'Intelligent discontent is the mainspring of civilization.' -- Eugene V. Debs

Wednesday, September 22, 2010

The Postmodern Mexican Revolution? 

Despite his tendency towards hyperbole, John Ross has an interesting article over at Counterpunch. After observing that there has been a proliferation of armed leftist groups, he relates the following observations:

All this duel centennial year, ideologically driven leftists here have been waiting with baited breath for a resurgence of armed rebellion such as in 1994 when the EZLN rose up against the mal gobierno in Chiapas, or in 1996 when the EPR staged a series of murderous raids on military and police installations - but the leftists may be barking up the wrong tree.

If revolution is to be defined as the overthrow of an unpopular government and the taking of state power by armed partisans, then the new Mexican revolution is already underway, at least in the north of the country where Calderon's ill-advised drug campaign against the cartels (in which according to the latest CISEN data 28,000 citizens have died) has morphed into generalized warfare.

Although the fighting has been largely confined to the north, it should be remembered that Mexico's 1910 revolution began in that geography under the command of Villa and Orozco, Venustiano Carranza, Alvaro Obregon, and Francisco Madero, and then spread south to the power center of the country.

Given the qualitative leap in violence, Edgardo Buscaglia, a keen analyst of drug policy at the prestigious Autonomous Technological Institute of Mexico now describes Calderon's war as a narco-insurgency - a descriptive recently endorsed by U.S. Secretary of State Hillary Clinton. Daily events reported in the nation's press lend graphic substance to the terminology.

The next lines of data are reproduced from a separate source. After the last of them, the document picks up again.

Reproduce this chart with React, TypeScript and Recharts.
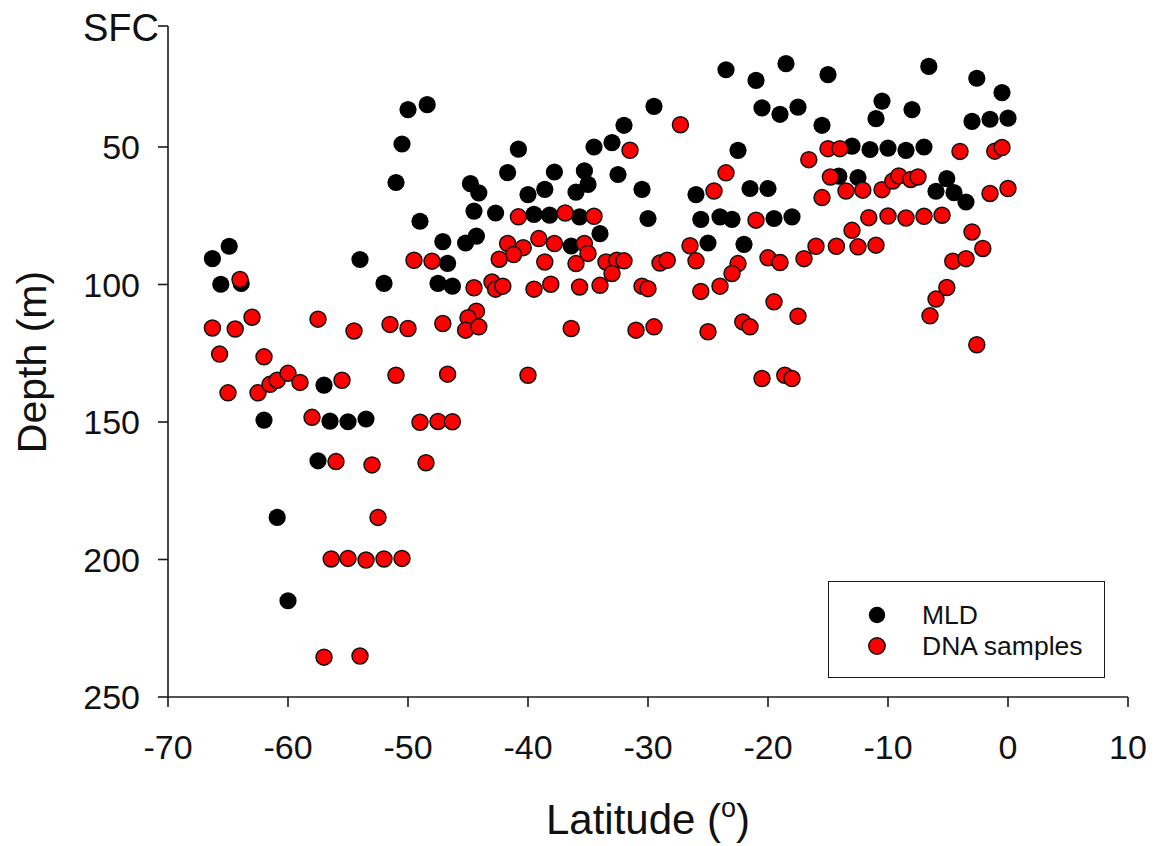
import React from 'react';
import {
  ScatterChart,
  Scatter,
  XAxis,
  YAxis,
  Legend,
} from 'recharts';

// [latitude, depth (m)]
const mldPoints: [number, number][] = [
  [-66.3, 90.6], [-64.9, 86.1], [-65.6, 99.9], [-63.9, 99.6], [-54.0, 90.9],
  [-52.0, 99.6], [-49.0, 77.0], [-47.1, 84.4], [-46.7, 92.3], [-47.5, 99.6],
  [-46.3, 100.6], [-45.2, 84.9], [-44.3, 82.4], [-57.0, 136.6], [-62.0, 149.3],
  [-56.5, 149.7], [-55.0, 149.9], [-53.5, 148.9], [-57.5, 164.1], [-60.9, 184.7],
  [-60.0, 215.0], [-50.0, 36.4], [-48.4, 34.6], [-50.5, 48.9], [-51.0, 62.9],
  [-40.8, 50.8], [-29.5, 35.2], [-32.0, 42.1], [-34.5, 50.0], [-33.0, 48.4],
  [-44.8, 63.3], [-44.1, 66.7], [-41.7, 59.3], [-37.8, 59.1], [-35.3, 58.7],
  [-35.0, 63.6], [-38.6, 65.4], [-40.0, 67.3], [-36.0, 66.4], [-32.5, 60.0],
  [-30.5, 65.4], [-26.0, 67.3], [-44.5, 73.3], [-42.7, 74.0], [-39.5, 74.5],
  [-38.2, 74.8], [-35.7, 75.4], [-30.0, 76.0], [-25.6, 76.3], [-34.0, 81.5],
  [-36.4, 86.0], [-23.5, 21.9], [-21.0, 25.8], [-18.5, 19.7], [-15.0, 23.7],
  [-6.6, 20.7], [-2.6, 25.0], [-20.5, 35.8], [-19.0, 38.1], [-17.5, 35.5],
  [-15.5, 42.1], [-10.5, 33.3], [-11.0, 39.7], [-8.0, 36.4], [-3.0, 40.7],
  [-0.5, 30.2], [-1.5, 39.9], [0.0, 39.5], [-22.5, 51.2], [-13.0, 49.7],
  [-11.5, 50.9], [-10.0, 50.4], [-8.5, 51.2], [-7.0, 50.0], [-14.1, 60.6],
  [-12.5, 61.1], [-5.1, 61.5], [-6.0, 66.1], [-4.5, 66.6], [-3.5, 70.0],
  [-21.5, 65.1], [-20.0, 65.1], [-24.0, 75.4], [-23.0, 76.3], [-19.5, 76.0],
  [-18.0, 75.4], [-25.0, 84.9], [-22.0, 85.4],
];

const dnaPoints: [number, number][] = [
  [-64.0, 98.2], [-66.3, 115.8], [-64.4, 116.2], [-63.0, 111.9], [-57.5, 112.6],
  [-54.5, 116.9], [-51.5, 114.5], [-50.0, 116.0], [-47.1, 114.2], [-65.7, 125.3],
  [-62.0, 126.3], [-65.0, 139.4], [-62.5, 139.4], [-61.5, 136.3], [-60.9, 134.8],
  [-60.0, 132.3], [-59.0, 135.6], [-55.5, 134.8], [-51.0, 133.0], [-46.7, 132.6],
  [-58.0, 148.3], [-49.0, 150.1], [-47.5, 149.8], [-46.3, 149.9], [-56.0, 164.4],
  [-53.0, 165.6], [-48.5, 164.8], [-52.5, 184.7], [-56.4, 199.8], [-55.0, 199.6],
  [-53.5, 200.2], [-52.0, 199.8], [-50.5, 199.6], [-57.0, 235.5], [-54.0, 235.1],
  [-27.3, 41.9], [-31.5, 51.2], [-40.8, 75.4], [-36.9, 74.0], [-34.5, 75.2],
  [-41.7, 85.1], [-40.4, 86.6], [-41.2, 89.1], [-42.4, 90.8], [-39.1, 83.3],
  [-37.8, 85.1], [-38.6, 91.8], [-36.0, 92.4], [-35.3, 85.1], [-35.0, 88.7],
  [-33.5, 91.8], [-32.6, 91.2], [-32.0, 91.4], [-33.0, 96.0], [-26.5, 85.9],
  [-29.0, 92.2], [-28.4, 91.2], [-26.0, 91.4], [-49.5, 91.2], [-48.0, 91.5],
  [-44.5, 101.2], [-43.0, 99.1], [-42.7, 101.7], [-42.1, 100.6], [-39.5, 101.7],
  [-38.1, 99.9], [-35.7, 100.9], [-34.0, 100.3], [-30.5, 100.6], [-30.0, 101.5],
  [-25.6, 102.5], [-44.3, 109.7], [-45.0, 112.1], [-45.2, 116.6], [-44.1, 115.4],
  [-36.4, 116.0], [-31.0, 116.6], [-29.5, 115.4], [-40.0, 133.0], [-15.0, 50.6],
  [-14.0, 50.6], [-4.0, 51.6], [-16.6, 54.6], [-23.5, 59.4], [-24.5, 66.0],
  [-14.8, 60.9], [-13.5, 66.0], [-12.1, 65.7], [-10.5, 65.5], [-9.6, 62.4],
  [-9.1, 60.5], [-8.1, 61.8], [-7.5, 60.9], [-15.5, 68.4], [-21.0, 76.6],
  [-11.6, 75.7], [-10.0, 75.1], [-8.5, 75.8], [-7.0, 75.2], [-5.5, 74.8],
  [-3.0, 80.9], [-13.0, 80.3], [-16.0, 86.1], [-14.3, 86.1], [-12.5, 86.3],
  [-11.0, 85.7], [-20.0, 90.3], [-19.0, 92.0], [-17.0, 90.6], [-22.5, 92.4],
  [-23.0, 96.0], [-4.6, 91.5], [-3.5, 90.6], [-2.1, 86.9], [-24.0, 100.6],
  [-19.5, 106.3], [-17.5, 111.5], [-5.1, 101.1], [-6.0, 105.3], [-6.5, 111.4],
  [-25.0, 117.2], [-22.1, 113.6], [-21.5, 115.4], [-2.6, 121.9], [-20.5, 134.2],
  [-18.6, 133.0], [-18.0, 134.2], [-1.1, 51.5], [-0.5, 50.2], [-1.5, 66.9],
  [0.0, 65.1],
];

const xTicks = [-70, -60, -50, -40, -30, -20, -10, 0, 10];
const yTicks = [6, 50, 100, 150, 200, 250];
const surfaceLabel = 'SFC';

const FONT = '"Liberation Sans", Arial, sans-serif';
const AXIS = '#1a1a1a';

const toRows = (pts: [number, number][]) => pts.map(([lat, depth]) => ({ lat, depth }));

const BlackDot = (props: any) => (
  <circle cx={props.cx} cy={props.cy} r={8.6} fill="#000" />
);
const RedDot = (props: any) => (
  <circle cx={props.cx} cy={props.cy} r={8} fill="#ff0000" stroke="#111" strokeWidth={1.5} />
);

const YTick = (props: any) => {
  const { x, y, payload } = props;
  const isTop = payload.value === yTicks[0];
  return (
    <text
      x={isTop ? x + 19 : x}
      y={isTop ? y + 1 : y}
      dy="0.36em"
      textAnchor="end"
      fontSize={isTop ? 38 : 34}
      fontFamily={FONT}
      fill="#111"
    >
      {isTop ? surfaceLabel : payload.value}
    </text>
  );
};

const LegendBox = () => (
  <div style={{ position: 'relative', width: '100%', height: '100%', fontFamily: FONT }}>
    {[
      { name: 'MLD', fill: '#000', stroke: 'none', top: 33 },
      { name: 'DNA samples', fill: '#ff0000', stroke: '#111', top: 64 },
    ].map((it) => (
      <div key={it.name}>
        <svg
          width={20}
          height={20}
          style={{ position: 'absolute', left: 38, top: it.top - 10 }}
        >
          <circle cx={10} cy={10} r={8.2} fill={it.fill} stroke={it.stroke} strokeWidth={1.5} />
        </svg>
        <span
          style={{
            position: 'absolute',
            left: 93,
            top: it.top - 16,
            fontSize: 26.5,
            lineHeight: '32px',
            color: '#111',
            whiteSpace: 'nowrap',
          }}
        >
          {it.name}
        </span>
      </div>
    ))}
  </div>
);

export default function App() {
  return (
    <div style={{ position: 'absolute', left: 0, top: 0, background: '#fff' }}>
      <ScatterChart
        width={1157}
        height={846}
        margin={{ top: 26, right: 29, bottom: 0, left: 0 }}
      >
        <XAxis
          dataKey="lat"
          type="number"
          domain={[-70, 10]}
          ticks={xTicks}
          allowDataOverflow
          height={149}
          tickSize={10}
          tickMargin={28}
          axisLine={{ stroke: AXIS, strokeWidth: 1.6 }}
          tickLine={{ stroke: AXIS, strokeWidth: 1.6 }}
          tick={{ fontSize: 34, fill: '#111', fontFamily: FONT }}
          label={{
            content: () => (
              <text x={648} y={834} textAnchor="middle" fontSize={42} fontFamily={FONT} fill="#111">
                Latitude (
                <tspan fontSize={27} dy={-17}>o</tspan>
                <tspan dy={17}>)</tspan>
              </text>
            ),
          }}
        />
        <XAxis
          xAxisId="top"
          orientation="top"
          type="number"
          domain={[-70, 10]}
          height={0}
          tick={false}
          tickLine={false}
          axisLine={{ stroke: AXIS, strokeWidth: 1.6 }}
        />
        <YAxis
          dataKey="depth"
          type="number"
          reversed
          domain={[6, 250]}
          ticks={yTicks}
          allowDataOverflow
          width={168}
          tickSize={10}
          tickMargin={18}
          axisLine={{ stroke: AXIS, strokeWidth: 1.6 }}
          tickLine={{ stroke: AXIS, strokeWidth: 1.6 }}
          tick={<YTick />}
          label={{
            content: () => (
              <text
                x={46}
                y={362}
                transform="rotate(-90 46 362)"
                textAnchor="middle"
                fontSize={41}
                fontFamily={FONT}
                fill="#111"
              >
                Depth (m)
              </text>
            ),
          }}
        />
        <YAxis
          yAxisId="right"
          orientation="right"
          type="number"
          domain={[6, 250]}
          width={0}
          tick={false}
          tickLine={false}
          axisLine={{ stroke: AXIS, strokeWidth: 1.6 }}
        />
        <Legend
          layout="vertical"
          align="center"
          verticalAlign="middle"
          content={<LegendBox />}
          wrapperStyle={{
            position: 'absolute',
            left: 828,
            top: 581,
            width: 277,
            height: 97,
            border: '1.6px solid #1a1a1a',
            boxSizing: 'border-box',
            background: '#fff',
          }}
        />
        <Scatter
          name="MLD"
          data={toRows(mldPoints)}
          shape={<BlackDot />}
          isAnimationActive={false}
        />
        <Scatter
          name="DNA samples"
          data={toRows(dnaPoints)}
          shape={<RedDot />}
          isAnimationActive={false}
        />
      </ScatterChart>
    </div>
  );
}
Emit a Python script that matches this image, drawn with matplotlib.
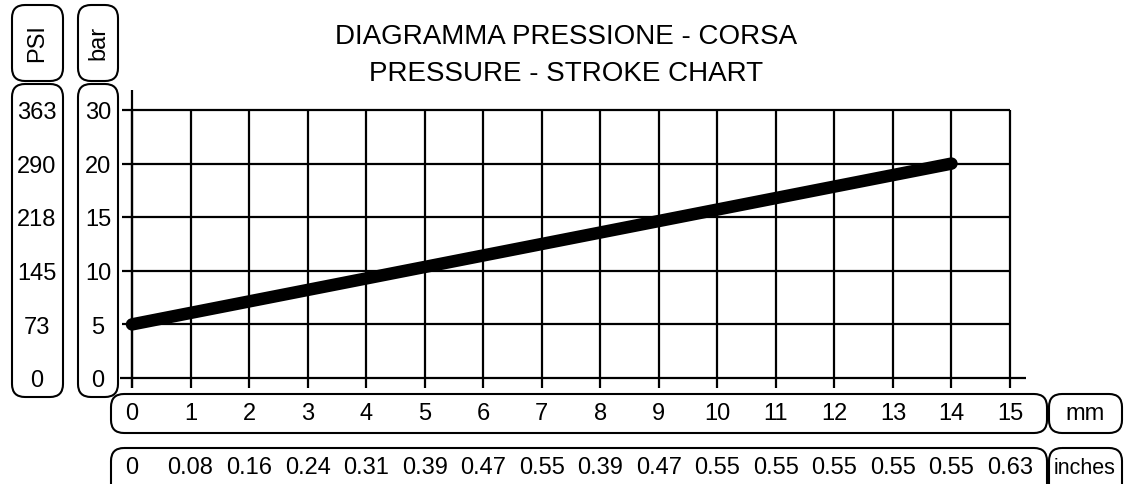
import numpy as np
import matplotlib.pyplot as plt
from matplotlib.patches import FancyBboxPatch
import matplotlib.transforms as mtransforms

plt.rcParams['font.family'] = ['Liberation Sans', 'DejaVu Sans']

# dati del diagramma
corsa_mm = [0, 14]                 # corsa (mm)
pressione_bar = [5, 20]            # pressione (bar)
mm_ticks = list(range(16))
inch_labels = ['0', '0.08', '0.16', '0.24', '0.31', '0.39', '0.47', '0.55',
               '0.39', '0.47', '0.55', '0.55', '0.55', '0.55', '0.55', '0.63']
bar_pos = [0, 5, 10, 15, 20, 25]   # posizioni delle righe
bar_labels = ['0', '5', '10', '15', '20', '30']
psi_labels = ['0', '73', '145', '218', '290', '363']

W, H = 1129, 484
fig = plt.figure(figsize=(W / 100, H / 100), dpi=100)

# pixel -> dati: x=0 a 132px, x=15 a 1010px; y=0 a 378px, y=25 a 110px
x0, x15 = 132, 1010
y0, y25 = 378, 110
sx = (x15 - x0) / 15
sy = (y0 - y25) / 25
L, R, T, B = 100, 1040, 80, 395
ax = fig.add_axes([L / W, 1 - B / H, (R - L) / W, (B - T) / H])
ax.set_xlim((L - x0) / sx, (R - x0) / sx)
ax.set_ylim((y0 - B) / sy, (y0 - T) / sy)
ax.axis('off')

lw = 1.6
ax.vlines(mm_ticks, -0.95, 25, color='black', lw=lw)
ax.vlines(0, -0.95, 26.9, color='black', lw=lw)
ax.hlines(bar_pos[1:], -0.17, 15, color='black', lw=lw)
ax.hlines(0, -0.2, 15.27, color='black', lw=lw)

ax.plot(corsa_mm, pressione_bar, color='black', lw=9, solid_capstyle='round')

# riquadri arrotondati (coordinate pixel)
ov = fig.add_axes([0, 0, 1, 1], zorder=-1)
ov.set_xlim(0, W)
ov.set_ylim(H, 0)
ov.axis('off')

def box(x1, y1, x2, y2):
    p = FancyBboxPatch((x1, y1), x2 - x1, y2 - y1,
                       boxstyle='round,pad=0,rounding_size=13',
                       fc='none', ec='black', lw=1.5)
    ov.add_patch(p)

box(12, 5, 63, 81)
box(12, 84, 63, 397)
box(78, 5, 118, 81)
box(78, 84, 118, 397)
box(111, 394, 1047, 433)
box(1049, 394, 1122, 433)
box(111, 448, 1047, 505)
box(1049, 448, 1122, 505)

fs = 17
ov.text(37, 43, 'PSI', rotation=90, ha='center', va='center', fontsize=fs)
ov.text(98, 43, 'bar', rotation=90, ha='center', va='center', fontsize=fs)
ov.text(1085, 414, 'mm', ha='center', va='center', fontsize=fs)
ov.text(1085, 468, 'inches', ha='center', va='center', fontsize=15.5)
ov.text(566, 37, 'DIAGRAMMA PRESSIONE - CORSA', ha='center', va='center', fontsize=20)
ov.text(566, 74, 'PRESSURE - STROKE CHART', ha='center', va='center', fontsize=20)

# etichette sugli assi
tr_x = mtransforms.blended_transform_factory(ax.transData, ov.transData)
for xv, lab in zip(mm_ticks, mm_ticks):
    ax.text(xv, 414, str(lab), transform=tr_x, ha='center', va='center', fontsize=fs)
for xv, lab in zip(mm_ticks, inch_labels):
    ax.text(xv, 468, lab, transform=tr_x, ha='center', va='center', fontsize=fs)

tr_y = mtransforms.blended_transform_factory(ov.transData, ax.transData)
for yv, lb, lp in zip(bar_pos, bar_labels, psi_labels):
    ax.text(98, yv - 0.3, lb, transform=tr_y, ha='center', va='center', fontsize=fs)
    ax.text(37, yv - 0.3, lp, transform=tr_y, ha='center', va='center', fontsize=fs)

fig.savefig('out.png', dpi=100)
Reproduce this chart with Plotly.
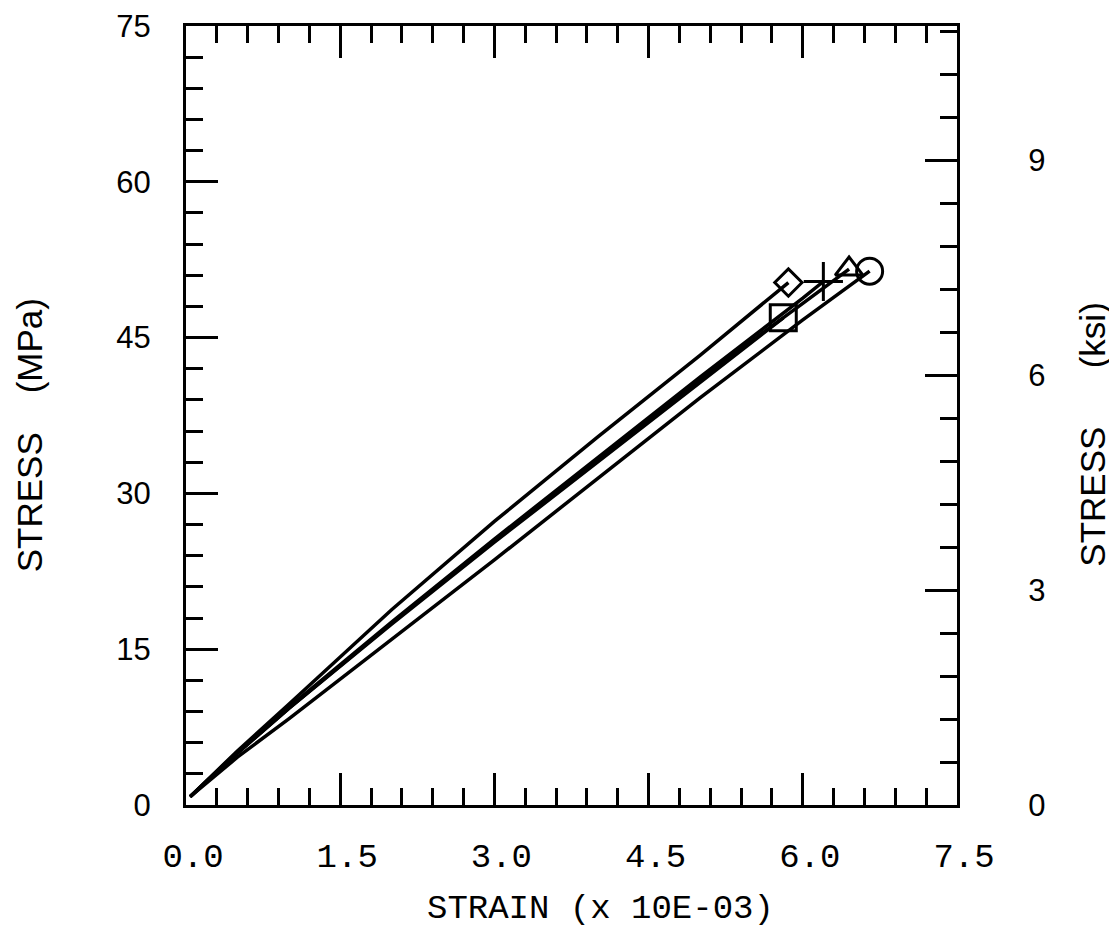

Narco-commandos attack military and police barracks, carrying off arms and freeing prisoners from prisons in classic guerrilla fashion. As if to replay the 1910 uprising in the north, the narco gangs loot and torch the mansions of the rich in Ciudad Juarez. The narcos mount public massacres in northern cities like Juarez and Torreon that leave dozens dead and seem designed to terrorize the local populous caught up in the crossfire and impress upon the citizenry that the government can no longer protect them, a classic guerrilla warfare strategy.

One very 2010 wrinkle to the upsurge in violence: car bombs triggered by cell phones detonate in downtown Juarez, a technology that seems to have been borrowed from the U.S. invasion of Iraq (El Paso just across the river is home to several military bases where returning veterans of that crusade are housed.) Plastique-like C-4 explosives used in a July 15th car bombing that killed four in downtown Juarez are readily available at Mexican mining sites.

Perhaps, it is worth recalling that the political movement that resulted in the electoral victories of Evo Morales in Bolivia partially originated amongst coca growers, including Morales himself, angry at US crop eradication efforts, although these growers insisted that they did want to grow coca for refinement into cocaine, and organized non-violently. Even so, we should be wary of media characterizations of the violence in Mexico that places it outside of any context other than criminality.